Carlos Arana was born in Barberena, in the department of Santa Rosa. A colonel in the Army, he was elected in an electoral process generally considered "non-transparent" on a platform promising a crackdown on law-and-order issues and stability; his vice president was Eduardo Cáceres. In November 1970, Arana imposed a "State of Siege" which was followed by heightened counterinsurgency measures. The counterinsurgency campaign was sustained through continued large-scale military support from the United States, which provided weapons, technical support and military advisors to the security forces under Arana to assists in fighting the guerrillas.
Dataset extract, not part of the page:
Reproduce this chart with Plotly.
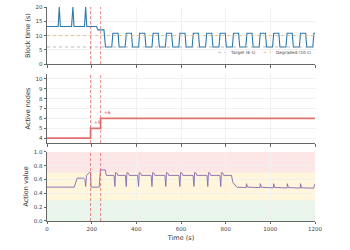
import plotly.graph_objects as go

# ---------------- data ----------------
bt_t = [0, 50, 55, 60, 110, 116, 121, 168, 173, 178, 222, 228, 255, 262,
        290, 295, 318, 323, 350, 355, 378, 383, 410, 415, 438, 443,
        470, 475, 498, 503, 530, 535, 558, 563, 590, 595, 618, 623,
        650, 655, 678, 683, 710, 715, 738, 743, 770, 775, 798, 803,
        830, 835, 858, 863, 890, 895, 918, 923, 950, 955, 978, 983,
        1010, 1015, 1038, 1043, 1070, 1075, 1098, 1103, 1130, 1135, 1158, 1163,
        1190, 1195, 1200]
bt_v = [13.2, 13.2, 20, 13.2, 13.2, 20, 13.2, 13.2, 20, 13.2, 13.2, 12, 12, 6,
        6, 10.8, 10.8, 6, 6, 10.8, 10.8, 6, 6, 10.8, 10.8, 6,
        6, 10.8, 10.8, 6, 6, 10.8, 10.8, 6, 6, 10.8, 10.8, 6,
        6, 10.8, 10.8, 6, 6, 10.8, 10.8, 6, 6, 10.8, 10.8, 6,
        6, 10.8, 10.8, 6, 6, 10.8, 10.8, 6, 6, 10.8, 10.8, 6,
        6, 10.8, 10.8, 6, 6, 10.8, 10.8, 6, 6, 10.8, 10.8, 6,
        6, 10.8, 10.8]

target_bt = 6
degraded_bt = 10
ref_names = ["Target (6 s)", "Degraded (10 s)"]
ref_colors = ["#aaaaaa", "#f0b860"]

nodes_t = [0, 195, 240, 1200]
nodes_v = [4, 5, 6, 6]
node_labels = ["+5", "+6"]

events = [195, 240]

av_t = [0, 122, 135, 163, 170, 173, 177, 185, 192, 195, 197, 234, 239, 260, 266,
        300, 304, 307, 314, 317,
        351, 355, 358, 365, 368,
        406, 410, 413, 420, 423,
        466, 470, 473, 480, 483,
        528, 532, 535, 542, 545,
        591, 595, 598, 605, 608,
        654, 658, 661, 668, 671,
        716, 720, 723, 730, 733,
        774, 778, 781, 788, 791,
        826, 832, 840, 850, 880,
        892, 893, 898, 954, 955, 960, 1014, 1015, 1020,
        1075, 1076, 1081, 1134, 1135, 1140, 1194, 1200]
av_v = [0.49, 0.49, 0.62, 0.62, 0.60, 0.50, 0.66, 0.69, 0.71, 0.70, 0.49, 0.49, 0.74, 0.74, 0.66,
        0.66, 0.50, 0.70, 0.69, 0.66,
        0.66, 0.50, 0.70, 0.69, 0.66,
        0.66, 0.50, 0.70, 0.69, 0.66,
        0.66, 0.50, 0.70, 0.69, 0.66,
        0.66, 0.50, 0.70, 0.69, 0.66,
        0.66, 0.50, 0.70, 0.69, 0.66,
        0.66, 0.50, 0.70, 0.69, 0.66,
        0.66, 0.50, 0.70, 0.69, 0.66,
        0.66, 0.50, 0.70, 0.69, 0.66,
        0.66, 0.56, 0.52, 0.49, 0.485,
        0.485, 0.54, 0.49, 0.483, 0.54, 0.488, 0.48, 0.54, 0.485,
        0.478, 0.54, 0.483, 0.476, 0.54, 0.48, 0.475, 0.54]

bands = [(0.0, 0.3, "rgba(76,175,80,0.12)"),
         (0.3, 0.7, "rgba(255,193,7,0.14)"),
         (0.7, 1.0, "rgba(229,57,53,0.12)")]

x_ticks = [0, 200, 400, 600, 800, 1000, 1200]

# ---------------- figure ----------------
fig = go.Figure()

fig.add_trace(go.Scatter(x=bt_t, y=bt_v, mode="lines", line=dict(color="#2b78ad", width=1.1),
                         showlegend=False, xaxis="x", yaxis="y"))
for val, name, col in zip([target_bt, degraded_bt], ref_names, ref_colors):
    fig.add_trace(go.Scatter(x=[0, 1200], y=[val] * 2, mode="lines", name=name,
                             line=dict(color=col, width=0.8, dash="dot"), showlegend=False,
                             xaxis="x", yaxis="y"))

fig.add_trace(go.Scatter(x=nodes_t, y=nodes_v, mode="lines", line=dict(color="#d9534f", width=1.7, shape="hv"),
                         opacity=0.8, showlegend=False, xaxis="x2", yaxis="y2"))

fig.add_trace(go.Scatter(x=av_t, y=av_v, mode="lines", line=dict(color="#8468b0", width=0.9),
                         showlegend=False, xaxis="x3", yaxis="y3"))

shapes = []
for lo, hi, col in bands:
    shapes.append(dict(type="rect", xref="x3", yref="y3", x0=0, x1=1200, y0=lo, y1=hi,
                       fillcolor=col, line_width=0, layer="below"))
for ax in ["", "2", "3"]:
    for ev in events:
        shapes.append(dict(type="line", xref="x" + ax, yref=("y" + ax + " domain"), x0=ev, x1=ev, y0=0, y1=1,
                           line=dict(color="#e05a5a", width=0.7, dash="3px,2px")))

annotations = []
for ev, val, lab in zip(events, nodes_v[1:3], node_labels):
    annotations.append(dict(x=ev, y=val, xref="x2", yref="y2", text=lab, showarrow=False,
                            xanchor="left", yanchor="bottom", xshift=1.5, yshift=1,
                            font=dict(size=4.5, color="#c9302c")))

# manual legend (short line samples, like the reference)
leg_y = 0.788
leg_items = [(0.638, 0.664, 0.676), (0.808, 0.834, 0.846)]
for (lx0, lx1, tx), name, col in zip(leg_items, ref_names, ref_colors):
    shapes.append(dict(type="line", xref="paper", yref="paper", x0=lx0, x1=lx1, y0=leg_y, y1=leg_y,
                       line=dict(color=col, width=0.8, dash="dot")))
    annotations.append(dict(x=tx, y=leg_y, xref="paper", yref="paper", text=name, showarrow=False,
                            xanchor="left", yanchor="middle", font=dict(size=4.3, color="#444")))

axis_common = dict(showline=True, linecolor="#666", linewidth=0.8, ticks="outside", ticklen=2.5,
                   tickcolor="#666", tickwidth=0.7, showgrid=True, gridcolor="#f0f0f0", gridwidth=0.6,
                   zeroline=False, tickfont=dict(size=5.5, color="#444"))

fig.update_layout(
    width=350, height=250,
    margin=dict(l=47, r=35, t=4, b=29),
    paper_bgcolor="white", plot_bgcolor="white",
    font=dict(family="DejaVu Sans", color="#333"),
    shapes=shapes, annotations=annotations,
    showlegend=False,
    xaxis=dict(domain=[0, 1], anchor="y", range=[0, 1200], tickvals=x_ticks, showticklabels=False, **axis_common),
    xaxis2=dict(domain=[0, 1], anchor="y2", range=[0, 1200], tickvals=x_ticks, showticklabels=False,
                matches="x", **axis_common),
    xaxis3=dict(domain=[0, 1], anchor="y3", range=[0, 1200], tickvals=x_ticks, matches="x",
                title=dict(text="Time (s)", font=dict(size=6.5, color="#333"), standoff=4), **axis_common),
    yaxis=dict(domain=[0.733, 1.0], range=[0, 20], tickvals=[0, 5, 10, 15, 20],
               title=dict(text="Block time (s)", font=dict(size=6.5, color="#333"), standoff=4), **axis_common),
    yaxis2=dict(domain=[0.364, 0.687], range=[3.5, 10.5], tickvals=[4, 5, 6, 7, 8, 9, 10],
                title=dict(text="Active nodes", font=dict(size=6.5, color="#333"), standoff=4), **axis_common),
    yaxis3=dict(domain=[0, 0.323], range=[0, 1.0], tickvals=[0, 0.2, 0.4, 0.6, 0.8, 1.0], tickformat=".1f",
                title=dict(text="Action value", font=dict(size=6.5, color="#333"), standoff=4), **axis_common),
)

fig.write_html("out.html")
The systematic use of state-terrorism and which emerged in 1966 under President Julio César Méndez persisted under Arana; government-sponsored "death squads" remained active and the security forces regularly detained, disappeared, tortured and extrajudicially executed political opponents, student leaders, suspected guerrilla sympathizers and trade unionists. It is estimated that over 20,000 Guatemalans were killed or "disappeared" under the Arana administration.
Carlos Arana was the first of the string of Institutional Democratic Party military rulers who would dominate Guatemalan politics in the 1970s and 1980s (his predecessor, Julio César Méndez, while dominated by the army, was nominally a civilian). He also served as the ambassador to Nicaragua.